Given the complexity and variability of regulatory requirements, it is highly recommended that businesses obtain a legal opinion from an attorney before proceeding. This legal memo serves as a form of insurance, providing a detailed analysis of the business’s regulatory obligations based on its specific operations and the current legal landscape. It’s crucial that businesses own this opinion and are able to publish it on their website.

In addition to a legal opinion, businesses may also seek a “no action” letter from the regulator, which essentially states that the regulator will not take enforcement action based on the business’s current operations.

Alternatives to Licensing

For businesses seeking a faster and potentially less costly route to market, partnering with an existing license holder can be an attractive option. This approach, often referred to as “white labeling,” allows the business to operate under the license holder’s brand, thereby bypassing the need for individual state licenses. However, this approach comes with its own set of considerations:

  1. The U.S. does not allow “passporting” of clients. This means that if a business eventually obtains its own licenses and wishes to transition its clients from the license holder, it may need to re-verify the clients’ identities.
  2. The license holder will likely require a revenue share agreement, which may not be agreeable to all businesses.
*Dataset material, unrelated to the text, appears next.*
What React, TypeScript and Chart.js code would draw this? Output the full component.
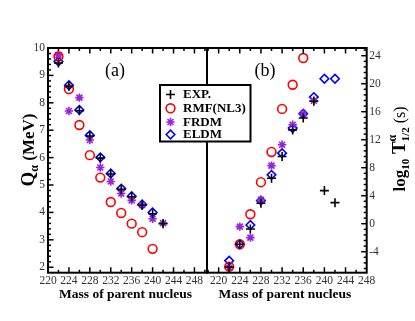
import React, { useEffect, useRef } from 'react';
import { Chart, registerables } from 'chart.js';
import { drawPoint } from 'chart.js/helpers';

Chart.register(...registerables);

// ---- data ----
const MASSES = [222, 224, 226, 228, 230, 232, 234, 236, 238, 240, 242];

// panel (a): Q_alpha (MeV)
const Q_EXP = [9.45, 8.6, 7.71, 6.79, 5.98, 5.4, 4.84, 4.57, 4.26, 3.95, 3.59];
const Q_RMF = [9.69, 8.5, 7.19, 6.09, 5.27, 4.38, 3.98, 3.59, 3.28, 2.67, null];
const Q_FRDM = [9.75, 7.7, 8.19, 6.64, 5.64, 5.13, 4.69, 4.44, 4.27, 3.77, 3.61];
const Q_ELDM = [9.51, 8.64, 7.74, 6.82, 6.01, 5.42, 4.87, 4.59, 4.29, 4.0, null];

// panel (b): log10 T1/2 (s)
const T_EXP = [-6.2, -2.94, -0.75, 2.93, 6.5, 9.6, 13.4, 15.1, 17.5, 4.73, 3.01];
const T_RMF = [-6.14, -2.94, 1.35, 5.93, 10.25, 16.4, 19.85, 23.67, null, null, null];
const T_FRDM = [-6.3, -0.42, -1.99, 3.4, 8.3, 11.27, 14.13, 15.7, 17.56, null, null];
const T_ELDM = [-5.28, -2.94, -0.18, 3.3, 6.98, 10.08, 13.66, 15.7, 18.09, 20.71, 20.71];

// ticks
const X_TICKS = [220, 224, 228, 232, 236, 240, 244, 248];
const Q_TICKS = [2, 3, 4, 5, 6, 7, 8, 9, 10];
const T_TICKS = [-4, 0, 4, 8, 12, 16, 20, 24];

const LABELS = ['EXP.', 'RMF(NL3)', 'FRDM', 'ELDM'];

// ---- styles ----
const SERIF = '"Liberation Serif", "Times New Roman", serif';
const PURPLE = '#9a22dd';
const STYLES = [
  { pointStyle: 'cross', radius: 4.5, color: '#000000' },
  { pointStyle: 'circle', radius: 4.4, color: '#ff0000' },
  { pointStyle: 'star', radius: 4.2, color: PURPLE },
  { pointStyle: 'rectRot', radius: 4.3, color: '#0000ff' },
];

function pts(ys: (number | null)[]) {
  return MASSES.map((x, i) => ({ x, y: ys[i] })).filter((p) => p.y !== null);
}

function makeDatasets(series: (number | null)[][]) {
  return series.map((ys, i) => ({
    label: LABELS[i],
    data: pts(ys),
    pointStyle: STYLES[i].pointStyle,
    pointRadius: STYLES[i].radius,
    pointHoverRadius: STYLES[i].radius,
    pointBorderWidth: 1.6,
    borderColor: STYLES[i].color,
    backgroundColor: 'rgba(0,0,0,0)',
    showLine: false,
  }));
}

type Run = { t: string; font: string; dy: number; same?: boolean };

function drawRuns(ctx: CanvasRenderingContext2D, runs: Run[], bx: number, cy: number) {
  // rotated -90deg text, baseline at screen x = bx, centered at screen y = cy
  const placed: { run: Run; x: number }[] = [];
  let cursor = 0;
  let lastStart = 0;
  for (const r of runs) {
    ctx.font = r.font;
    const w = ctx.measureText(r.t).width;
    let start: number;
    if (r.same) {
      start = lastStart;
      cursor = Math.max(cursor, start + w);
    } else {
      start = cursor;
      cursor = start + w;
    }
    lastStart = start;
    placed.push({ run: r, x: start });
  }
  const total = cursor;
  ctx.save();
  ctx.translate(bx, cy);
  ctx.rotate(-Math.PI / 2);
  ctx.fillStyle = '#000';
  ctx.textBaseline = 'alphabetic';
  ctx.textAlign = 'left';
  for (const p of placed) {
    ctx.font = p.run.font;
    ctx.fillText(p.run.t, p.x - total / 2, p.run.dy);
  }
  ctx.restore();
}

function range(from: number, to: number, step: number) {
  const out: number[] = [];
  for (let v = from; v <= to + 1e-9; v += step) out.push(Math.round(v * 1000) / 1000);
  return out;
}

function drawTicksX(ctx: CanvasRenderingContext2D, chart: any, majors: number[], minors: number[]) {
  const s = chart.scales.x;
  const a = chart.chartArea;
  const draw = (v: number, len: number) => {
    const px = s.getPixelForValue(v);
    if (px < a.left + 1 || px > a.right - 1) return;
    ctx.beginPath();
    ctx.moveTo(px, a.bottom);
    ctx.lineTo(px, a.bottom - len);
    ctx.moveTo(px, a.top);
    ctx.lineTo(px, a.top + len);
    ctx.stroke();
  };
  minors.forEach((v) => draw(v, 3));
  majors.forEach((v) => draw(v, 5.5));
}

function drawTicksY(ctx: CanvasRenderingContext2D, chart: any, majors: number[], minors: number[], side: 'left' | 'right') {
  const s = chart.scales.y;
  const a = chart.chartArea;
  const x0 = side === 'left' ? a.left : a.right;
  const dir = side === 'left' ? 1 : -1;
  const draw = (v: number, len: number) => {
    const py = s.getPixelForValue(v);
    if (py < a.top + 1 || py > a.bottom - 1) return;
    ctx.beginPath();
    ctx.moveTo(x0, py);
    ctx.lineTo(x0 + dir * len, py);
    ctx.stroke();
  };
  minors.forEach((v) => draw(v, 3));
  majors.forEach((v) => draw(v, 5.5));
}

function drawFrameAndTitle(ctx: CanvasRenderingContext2D, chart: any) {
  const a = chart.chartArea;
  ctx.save();
  ctx.strokeStyle = '#000';
  ctx.lineWidth = 2;
  ctx.strokeRect(a.left, a.top, a.right - a.left, a.bottom - a.top);
  ctx.fillStyle = '#000';
  ctx.font = `bold 13.5px ${SERIF}`;
  ctx.textAlign = 'center';
  ctx.textBaseline = 'alphabetic';
  ctx.fillText('Mass of parent nucleus', (a.left + a.right) / 2 - 2, 298);
  ctx.restore();
}

const tickFont = { family: SERIF, size: 11.5 };

const decorA = {
  id: 'decorA',
  afterDraw(chart: any) {
    const ctx = chart.ctx as CanvasRenderingContext2D;
    drawFrameAndTitle(ctx, chart);
    ctx.save();
    ctx.strokeStyle = '#000';
    ctx.lineWidth = 1.5;
    drawTicksX(ctx, chart, X_TICKS, range(222, 250, 4));
    drawTicksY(ctx, chart, Q_TICKS, range(1.8, 10, 0.2).filter((v) => Math.abs(v - Math.round(v)) > 1e-6), 'left');
    ctx.restore();
    ctx.save();
    ctx.fillStyle = '#000';
    ctx.font = `18px ${SERIF}`;
    ctx.textAlign = 'center';
    ctx.textBaseline = 'middle';
    ctx.fillText('(a)', 115, 71);
    ctx.restore();
    drawRuns(
      ctx,
      [
        { t: 'Q', font: `bold 19px ${SERIF}`, dy: 0 },
        { t: 'α', font: `bold 12px ${SERIF}`, dy: 4 },
        { t: ' (MeV)', font: `bold 17px ${SERIF}`, dy: 0 },
      ],
      34,
      150
    );
  },
};

const decorB = {
  id: 'decorB',
  afterDraw(chart: any) {
    const ctx = chart.ctx as CanvasRenderingContext2D;
    drawFrameAndTitle(ctx, chart);
    ctx.save();
    ctx.strokeStyle = '#000';
    ctx.lineWidth = 1.5;
    drawTicksX(ctx, chart, X_TICKS, range(218, 246, 4));
    const tMin = range(-6.4, 24.8, 0.8).filter((v) => Math.abs(v / 4 - Math.round(v / 4)) > 1e-6);
    drawTicksY(ctx, chart, T_TICKS, tMin, 'right');
    ctx.restore();
    ctx.save();
    ctx.fillStyle = '#000';
    ctx.font = `18px ${SERIF}`;
    ctx.textAlign = 'center';
    ctx.textBaseline = 'middle';
    ctx.fillText('(b)', 265, 71);
    ctx.restore();
    drawRuns(
      ctx,
      [
        { t: 'log', font: `bold 17px ${SERIF}`, dy: 0 },
        { t: '10', font: `bold 11px ${SERIF}`, dy: 4 },
        { t: ' T', font: `bold 19px ${SERIF}`, dy: 0 },
        { t: 'α', font: `bold 12px ${SERIF}`, dy: -9 },
        { t: '1/2', font: `bold 11px ${SERIF}`, dy: 4, same: true },
        { t: ' (s)', font: `16px ${SERIF}`, dy: 0 },
      ],
      405,
      149
    );

    // legend
    const lx = 160, ly = 85, lw = 90.5, lh = 56.5;
    ctx.save();
    ctx.fillStyle = '#fff';
    ctx.fillRect(lx, ly, lw, lh);
    ctx.strokeStyle = '#000';
    ctx.lineWidth = 2;
    ctx.strokeRect(lx, ly, lw, lh);
    const rows = [94.5, 108.3, 122, 134.5];
    LABELS.forEach((lab, i) => {
      const st = STYLES[i];
      ctx.strokeStyle = st.color;
      ctx.fillStyle = 'rgba(0,0,0,0)';
      ctx.lineWidth = 1.6;
      drawPoint(ctx, { pointStyle: st.pointStyle, radius: st.radius, rotation: 0, borderWidth: 1.6 } as any, 170.5, rows[i]);
      ctx.fillStyle = '#000';
      ctx.font = `bold 13px ${SERIF}`;
      ctx.textAlign = 'left';
      ctx.textBaseline = 'middle';
      ctx.fillText(lab, 183, rows[i] + 0.5);
    });
    ctx.restore();
  },
};

function baseX(min: number, max: number) {
  return {
    type: 'linear' as const,
    min,
    max,
    afterBuildTicks: (s: any) => {
      s.ticks = X_TICKS.map((v) => ({ value: v }));
    },
    afterFit: (s: any) => {
      s.height = 48.3;
    },
    grid: { display: false, drawTicks: false },
    border: { display: false },
    ticks: { font: tickFont, color: '#333', padding: 1, maxRotation: 0, autoSkip: false },
  };
}

export default function App() {
  const refA = useRef<HTMLCanvasElement>(null);
  const refB = useRef<HTMLCanvasElement>(null);

  useEffect(() => {
    const common = {
      responsive: false,
      animation: false as const,
      devicePixelRatio: 1,
      events: [] as any[],
      plugins: { legend: { display: false }, tooltip: { enabled: false } },
    };
    const chartA = new Chart(refA.current!, {
      type: 'scatter',
      data: { datasets: makeDatasets([Q_EXP, Q_RMF, Q_FRDM, Q_ELDM]) as any },
      options: {
        ...common,
        layout: { padding: { left: 0, top: 48, right: 208, bottom: 0 } },
        scales: {
          x: baseX(220, 250.4),
          y: {
            type: 'linear',
            position: 'left',
            min: 1.8,
            max: 10,
            afterBuildTicks: (s: any) => {
              s.ticks = Q_TICKS.map((v) => ({ value: v }));
            },
            afterFit: (s: any) => {
              s.width = 48;
            },
            grid: { display: false, drawTicks: false },
            border: { display: false },
            ticks: { font: tickFont, color: '#333', padding: 3 },
          },
        },
      } as any,
      plugins: [decorA],
    });
    const chartB = new Chart(refB.current!, {
      type: 'scatter',
      data: { datasets: makeDatasets([T_EXP, T_RMF, T_FRDM, T_ELDM]) as any },
      options: {
        ...common,
        layout: { padding: { left: 207, top: 48, right: 0, bottom: 0 } },
        scales: {
          x: baseX(217.8, 248),
          y: {
            type: 'linear',
            position: 'right',
            min: -7,
            max: 25.1,
            afterBuildTicks: (s: any) => {
              s.ticks = T_TICKS.map((v) => ({ value: v }));
            },
            afterFit: (s: any) => {
              s.width = 48.3;
            },
            grid: { display: false, drawTicks: false },
            border: { display: false },
            ticks: { font: tickFont, color: '#333', padding: 2.5 },
          },
        },
      } as any,
      plugins: [decorB],
    });
    return () => {
      chartA.destroy();
      chartB.destroy();
    };
  }, []);

  const cs: React.CSSProperties = { position: 'absolute', left: 0, top: 0, width: 415, height: 321 };
  return (
    <div style={{ position: 'absolute', left: 0, top: 0, width: 415, height: 321, background: '#fff' }}>
      <canvas ref={refA} width={415} height={321} style={cs} />
      <canvas ref={refB} width={415} height={321} style={cs} />
    </div>
  );
}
Navigating the U.S. regulatory landscape as a foreign MSB can be likened to traversing a complex maze. Each turn represents a different state with its own set of rules and requirements. The journey can be long and costly, but with careful planning, sound legal advice, and strategic partnerships, it is possible to reach the end successfully. As the financial services landscape continues to evolve, so too will the regulatory environment, making it all the more important for businesses to stay informed and adaptable.

This page was last updated on August 3, 2023.